> _WHAT YOU ARE ASKED TO DO_:
Output the lines from the top of the entries below to the line with "from matplotlib.lines import Line2D", both included, exactly and without pictures.

Dataset records
□ □ □

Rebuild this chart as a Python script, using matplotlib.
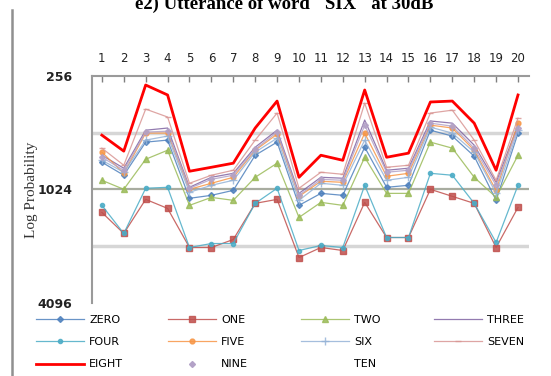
import matplotlib
matplotlib.use('Agg')
import matplotlib.pyplot as plt
from matplotlib.lines import Line2D

# Номера кадров и логарифмические вероятности по моделям слов
frames = list(range(1, 21))
zero = [735, 862, 575, 561, 1143, 1102, 1037, 675, 575, 1246, 1076, 1102, 612, 999, 975, 497, 534, 683, 1172, 515]
one = [1358, 1757, 1158, 1293, 2086, 2086, 1891, 1216, 1158, 2359, 2086, 2164, 1201, 1846, 1846, 1024, 1116, 1216, 2086, 1277]
two = [917, 1024, 709, 635, 1246, 1130, 1172, 884, 744, 1444, 1201, 1246, 692, 1076, 1076, 575, 619, 884, 1130, 675]
three = [675, 791, 497, 484, 999, 884, 842, 612, 497, 1076, 884, 894, 439, 811, 791, 444, 456, 597, 940, 467]
four = [1246, 1757, 1011, 999, 2086, 1987, 1987, 1216, 1011, 2164, 2035, 2086, 975, 1846, 1846, 842, 862, 1216, 1962, 975]
five = [650, 842, 515, 515, 1024, 951, 884, 635, 522, 1116, 928, 940, 515, 873, 842, 467, 484, 635, 1037, 456]
six = [718, 831, 561, 534, 1062, 975, 917, 650, 548, 1172, 951, 975, 561, 917, 884, 479, 515, 650, 1076, 497]
seven = [619, 763, 384, 423, 951, 862, 811, 561, 403, 1011, 831, 852, 357, 782, 763, 403, 389, 561, 917, 429]
eight = [528, 642, 286, 323, 821, 782, 744, 484, 348, 884, 675, 718, 304, 692, 658, 352, 348, 456, 811, 323]
nine = [692, 811, 509, 503, 1011, 906, 862, 627, 509, 1102, 906, 917, 467, 831, 811, 456, 473, 619, 975, 484]
ten = []

y_ticks = [256, 1024, 4096]
grid_vals = [512, 2048]

fig = plt.figure(figsize=(5.51, 3.76), dpi=100)
ax = fig.add_axes([0.167, 0.195, 0.793, 0.603])

styles = [
    ('ZERO', zero, '#4f81bd', 'D', 3),
    ('ONE', one, '#c0504d', 's', 4.5),
    ('TWO', two, '#9bbb59', '^', 4),
    ('THREE', three, '#8064a2', 'None', 0),
    ('FOUR', four, '#4bacc6', 'o', 3),
    ('FIVE', five, '#f79646', 'o', 3.5),
    ('SIX', six, '#95b3d7', '+', 6),
    ('SEVEN', seven, '#d99694', '_', 5),
]
lines = {}
for name, vals, col, mk, ms in styles:
    l, = ax.plot(frames, vals, color=col, marker=mk, markersize=ms, lw=0.9,
                 mec=col, alpha=0.85, label=name, zorder=3)
    lines[name] = l

l, = ax.plot(frames, eight, color='#ff0000', lw=2, label='EIGHT', zorder=5)
lines['EIGHT'] = l
l, = ax.plot(frames, nine, color='#b3a2c7', lw=0.9, marker='D', markersize=3,
             alpha=0.85, zorder=3)
lines['NINE'] = Line2D([], [], color='#b3a2c7', ls='None', marker='D', markersize=3)
l, = ax.plot(ten, ten, color='none', label='TEN')
lines['TEN'] = l

# линии сетки
for g in grid_vals:
    ax.axhline(g, color='#d6d6d6', lw=2.5, zorder=1)
ax.axhline(1024, color='#a8aca0', lw=1.6, zorder=1)

ax.set_yscale('log', base=2)
ax.set_ylim(4096, 256)
ax.set_yticks(y_ticks)
ax.set_yticklabels([str(v) for v in y_ticks])
ax.minorticks_off()
ax.set_xlim(0.55, 20.5)
ax.set_xticks(frames)

ax.xaxis.tick_top()
ax.tick_params(axis='x', direction='in', length=4, width=1, color='#7f7f7f',
               pad=8, labelsize=8.5, labelcolor='#222222')
ax.tick_params(axis='y', length=0, pad=14, labelsize=9, labelcolor='#222222')
for t in ax.get_yticklabels():
    t.set_fontweight('bold')

for s in ['right', 'bottom']:
    ax.spines[s].set_visible(False)
for s in ['left', 'top']:
    ax.spines[s].set_color('#9a9a9a')
    ax.spines[s].set_linewidth(1.5)

# заголовок срезан сверху, как на скане
fig.text(0.516, 1 - 9 / 376, 'e2) Utterance of word "SIX" at 30dB',
         ha='center', va='baseline', fontsize=13.5, fontweight='bold',
         family='Liberation Serif')
fig.text(32 / 551, 1 - 190 / 376, 'Log Probability', rotation=90,
         ha='center', va='center', fontsize=11, family='Liberation Serif',
         color='#333333')

# вертикальная линия слева (скан)
fig.add_artist(Line2D([12 / 551, 12 / 551], [0, 1 - 10 / 376],
                      transform=fig.transFigure, color='#909090', lw=1.8))

# легенда: четыре колонки одинаковой ширины, как в Excel
columns = [['ZERO', 'FOUR', 'EIGHT'], ['ONE', 'FIVE', 'NINE'],
           ['TWO', 'SIX', 'TEN'], ['THREE', 'SEVEN']]
col_x = [36, 168, 301, 434]
for names, x in zip(columns, col_x):
    fig.legend([lines[n] for n in names], names, loc='upper left',
               bbox_to_anchor=(x / 551, 1 - 315 / 376), frameon=False,
               fontsize=8, handlelength=4.3, handletextpad=0.5,
               labelspacing=1.1, borderpad=0, borderaxespad=0)

fig.savefig('out.png', dpi=100)
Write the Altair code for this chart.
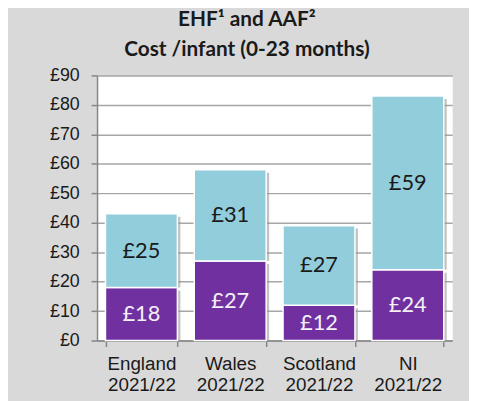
import altair as alt
import pandas as pd

regions = ["England", "Wales", "Scotland", "NI"]
period = "2021/22"
series_names = ["EHF", "AAF"]
lower_values = [18, 27, 12, 24]
upper_values = [25, 31, 27, 59]
y_ticks = [0, 10, 20, 30, 40, 50, 60, 70, 80, 90]

purple = "#7030A0"
light_blue = "#92CDDC"

rows = []
for i, r in enumerate(regions):
    rows.append({"region": r, "series": series_names[0], "order": 0, "value": lower_values[i]})
    rows.append({"region": r, "series": series_names[1], "order": 1, "value": upper_values[i]})
df = pd.DataFrame(rows)

base = (
    alt.Chart(df)
    .transform_stack(stack="value", as_=["y0", "y1"], groupby=["region"],
                     sort=[alt.SortField("order", order="ascending")])
    .transform_calculate(mid="(datum.y0 + datum.y1) / 2", label="'£' + datum.value")
)

x_scale = alt.Scale(paddingInner=0.19, paddingOuter=0.095)
x_axis = alt.Axis(title=None, labelAngle=0,
                  labelExpr=f"datum.label ? [datum.label, '{period}'] : ''",
                  tickBand="extent", tickSize=6, tickColor="#868686", tickWidth=1.5,
                  domainColor="#868686", domainWidth=1.5,
                  labelFont="Liberation Sans", labelFontSize=19, labelLineHeight=22,
                  labelColor="#1a1a1a", labelPadding=8)

y_scale = alt.Scale(domain=[0, 90], nice=False)
y_axis = alt.Axis(title=None, values=y_ticks, labelExpr="'£' + datum.value",
                  labelOverlap=False,
                  grid=True, gridColor="#A6A6A6", gridWidth=1.5,
                  domainColor="#868686", domainWidth=1.5,
                  tickColor="#868686", tickWidth=1.5, tickSize=6,
                  labelPadding=12, labelFont="Liberation Sans",
                  labelFontSize=18, labelColor="#1a1a1a")

shadow = base.mark_bar(color="#9A9A9A", opacity=0.6, xOffset=3, y2Offset=3).encode(
    x=alt.X("region:N", sort=regions, scale=x_scale, axis=x_axis),
    y=alt.Y("y0:Q", scale=y_scale, axis=y_axis),
    y2="y1:Q",
)

bars = base.mark_bar(stroke="white", strokeWidth=1.5).encode(
    x=alt.X("region:N", sort=regions, scale=x_scale, axis=x_axis),
    y=alt.Y("y0:Q", scale=y_scale, axis=y_axis),
    y2="y1:Q",
    color=alt.Color("series:N", scale=alt.Scale(domain=series_names, range=[purple, light_blue]),
                    legend=None),
)

text = base.mark_text(font="Lato", fontSize=22, baseline="middle").encode(
    x=alt.X("region:N", sort=regions, scale=x_scale, axis=x_axis),
    y=alt.Y("mid:Q", scale=y_scale, axis=y_axis),
    text="label:N",
    color=alt.condition(alt.datum.series == series_names[0], alt.value("#F4F0F8"), alt.value("#1a1a1a")),
)

chart = (
    alt.layer(shadow, bars, text)
    .properties(
        width=359, height=268,
        autosize=alt.AutoSizeParams(type="none"),
        padding={"left": 90, "top": 66, "right": 17, "bottom": 59},
        title=alt.TitleParams(
            text=["EHF¹ and AAF²", "Cost /infant (0-23 months)"],
            font="Lato", fontWeight="bold", fontSize=21, lineHeight=30,
            color="#1a1a1a", anchor="middle", dx=-28, offset=7,
        ),
    )
    .configure(background="#D9D9D9")
    .configure_view(fill="white", strokeOpacity=0)
)

chart.save("out.html", embed_options={"renderer": "svg", "actions": False})
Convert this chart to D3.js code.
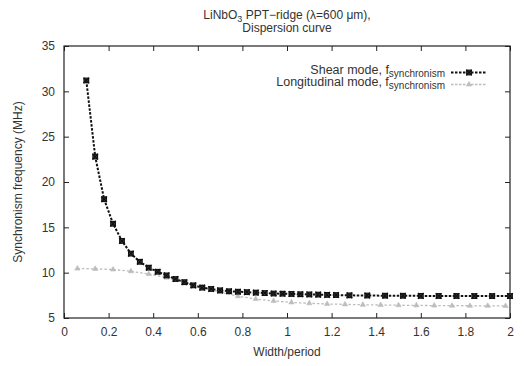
<!DOCTYPE html>
<html>
<head>
<meta charset="utf-8">
<script src="https://cdn.jsdelivr.net/npm/d3@7"></script>
<style>
  body { margin: 0; background: #fff; }
  svg { display: block; font-family: "Liberation Sans", Arial, sans-serif; }
</style>
</head>
<body>
<svg id="chart" width="524" height="366"></svg>
<script>
// shear mode, synchronism frequency (MHz) vs width/period
var shearX = [0.10, 0.14, 0.18, 0.22, 0.26, 0.30, 0.34, 0.38, 0.42, 0.46, 0.50, 0.54, 0.58, 0.62,
  0.66, 0.70, 0.74, 0.78, 0.82, 0.86, 0.90, 0.94, 0.98, 1.02, 1.06, 1.10, 1.14, 1.18, 1.22,
  1.28, 1.36, 1.44, 1.52, 1.60, 1.68, 1.76, 1.84, 1.92, 2.00];
var shearY = [31.2, 22.8, 18.1, 15.4, 13.5, 12.1, 11.2, 10.55, 10.1, 9.7, 9.3, 8.95, 8.6, 8.35,
  8.2, 8.05, 7.95, 7.9, 7.85, 7.8, 7.75, 7.7, 7.68, 7.65, 7.62, 7.6, 7.58, 7.55, 7.53,
  7.5, 7.48, 7.46, 7.45, 7.44, 7.43, 7.43, 7.42, 7.42, 7.42];

// longitudinal mode
var longX = [0.06, 0.14, 0.22, 0.30, 0.38, 0.46, 0.54, 0.62, 0.70, 0.78, 0.86, 0.94, 1.02,
  1.10, 1.18, 1.26, 1.34, 1.42, 1.50, 1.58, 1.66, 1.74, 1.82, 1.90, 1.98];
var longY = [10.45, 10.42, 10.35, 10.15, 9.85, 9.45, 8.95, 8.4, 7.85, 7.4, 7.1, 6.88, 6.72,
  6.62, 6.55, 6.5, 6.46, 6.43, 6.41, 6.39, 6.37, 6.36, 6.35, 6.34, 6.33];

var xTicks = [0, 0.2, 0.4, 0.6, 0.8, 1, 1.2, 1.4, 1.6, 1.8, 2];
var yTicks = [5, 10, 15, 20, 25, 30, 35];

var svg = d3.select('#chart');
var margin = {left: 64, right: 14, top: 46, bottom: 48};
var W = 524, H = 366;

var x = d3.scaleLinear().domain([0, 2]).range([margin.left, W - margin.right]);
var y = d3.scaleLinear().domain([5, 35]).range([H - margin.bottom, margin.top]);

var textCol = '#333';

// title
var title = svg.append('text').attr('x', 287).attr('y', 18.5)
  .attr('text-anchor', 'middle').attr('font-size', 12).attr('fill', textCol);
title.append('tspan').text('LiNbO');
title.append('tspan').attr('font-size', 9).attr('dy', 3).text('3');
title.append('tspan').attr('dy', -3).text(' PPT\u2212ridge (\u03bb=600 \u03bcm),');
svg.append('text').attr('x', 287).attr('y', 32)
  .attr('text-anchor', 'middle').attr('font-size', 12).attr('fill', textCol)
  .text('Dispersion curve');

// axes (ticks inward, mirrored)
var tk = 5;
svg.append('g').attr('transform', 'translate(0,' + y.range()[0] + ')')
  .call(d3.axisBottom(x).tickValues(xTicks).tickSizeInner(-tk).tickSizeOuter(0).tickPadding(9)
    .tickFormat(d3.format('')));
svg.append('g').attr('transform', 'translate(0,' + y.range()[1] + ')')
  .call(d3.axisTop(x).tickValues(xTicks).tickSizeInner(-tk).tickSizeOuter(0).tickFormat(''));
svg.append('g').attr('transform', 'translate(' + x.range()[0] + ',0)')
  .call(d3.axisLeft(y).tickValues(yTicks).tickSizeInner(-tk).tickSizeOuter(0).tickPadding(9));
svg.append('g').attr('transform', 'translate(' + x.range()[1] + ',0)')
  .call(d3.axisRight(y).tickValues(yTicks).tickSizeInner(-tk).tickSizeOuter(0).tickFormat(''));

svg.selectAll('.domain').remove();
svg.selectAll('.tick line').attr('stroke', '#222');
svg.selectAll('.tick text').attr('font-size', 12).attr('fill', textCol)
  .attr('font-family', '"Liberation Sans", Arial, sans-serif');

svg.append('rect')
  .attr('x', x.range()[0]).attr('y', y.range()[1])
  .attr('width', x.range()[1] - x.range()[0]).attr('height', y.range()[0] - y.range()[1])
  .attr('fill', 'none').attr('stroke', '#222').attr('stroke-width', 1.2);

// axis labels
svg.append('text').attr('x', 287).attr('y', 356).attr('text-anchor', 'middle')
  .attr('font-size', 12).attr('fill', textCol).text('Width/period');
svg.append('text').attr('transform', 'translate(22,' + ((y.range()[0] + y.range()[1]) / 2) + ') rotate(-90)')
  .attr('text-anchor', 'middle').attr('font-size', 12).attr('fill', textCol)
  .text('Synchronism frequency (MHz)');

var line = d3.line().x(d => x(d[0])).y(d => y(d[1]));

var longData = longX.map((v, i) => [v, longY[i]]);
var shearData = shearX.map((v, i) => [v, shearY[i]]);

var longCol = '#bdbdbd';
var shearCol = '#111';

function triangle(g, cx, cy) {
  g.append('path').attr('d', d3.symbol(d3.symbolTriangle, 12)())
    .attr('transform', 'translate(' + cx + ',' + cy + ')')
    .attr('fill', longCol).attr('stroke', longCol).attr('stroke-width', 0.6);
}

function boxX(g, cx, cy) {
  var s = 2.3;
  g.append('rect').attr('x', cx - s).attr('y', cy - s).attr('width', 2 * s).attr('height', 2 * s)
    .attr('fill', '#555').attr('stroke', shearCol).attr('stroke-width', 1.2);
  g.append('path')
    .attr('d', 'M' + (cx - s - 0.5) + ',' + (cy - s - 0.5) + 'L' + (cx + s + 0.5) + ',' + (cy + s + 0.5) +
      'M' + (cx - s - 0.5) + ',' + (cy + s + 0.5) + 'L' + (cx + s + 0.5) + ',' + (cy - s - 0.5))
    .attr('stroke', shearCol).attr('stroke-width', 1.4);
}

// longitudinal first (drawn underneath)
var plot = svg.append('g');
plot.append('path').datum(longData).attr('d', line)
  .attr('fill', 'none').attr('stroke', longCol).attr('stroke-width', 1.3)
  .attr('stroke-dasharray', '2.5,2');
var lg = plot.append('g');
longData.forEach(d => triangle(lg, x(d[0]), y(d[1])));

plot.append('path').datum(shearData).attr('d', line)
  .attr('fill', 'none').attr('stroke', shearCol).attr('stroke-width', 2)
  .attr('stroke-dasharray', '2.5,1.5');
var sg = plot.append('g');
shearData.forEach(d => boxX(sg, x(d[0]), y(d[1])));

// legend
var legend = [
  {label: 'Shear mode, f', y: 72.5, draw: boxX, col: shearCol, w: 2},
  {label: 'Longitudinal mode, f', y: 84.5, draw: triangle, col: longCol, w: 1.3}
];
legend.forEach(function(l) {
  var t = svg.append('text').attr('x', 445).attr('y', l.y + 1.5).attr('text-anchor', 'end')
    .attr('font-size', 12.5).attr('fill', textCol);
  t.append('tspan').text(l.label);
  t.append('tspan').attr('font-size', 10).attr('dy', 3).text('synchronism');
  svg.append('line').attr('x1', 451).attr('x2', 487).attr('y1', l.y).attr('y2', l.y)
    .attr('stroke', l.col).attr('stroke-width', l.w).attr('stroke-dasharray', '2.5,1.5');
  l.draw(svg, 469, l.y);
});
</script>
</body>
</html>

□ □ □

> _WRITTEN ANSWER_:
Rebuild this chart as a Python script, using matplotlib.
import matplotlib
matplotlib.use('Agg')
import matplotlib.pyplot as plt
from matplotlib.lines import Line2D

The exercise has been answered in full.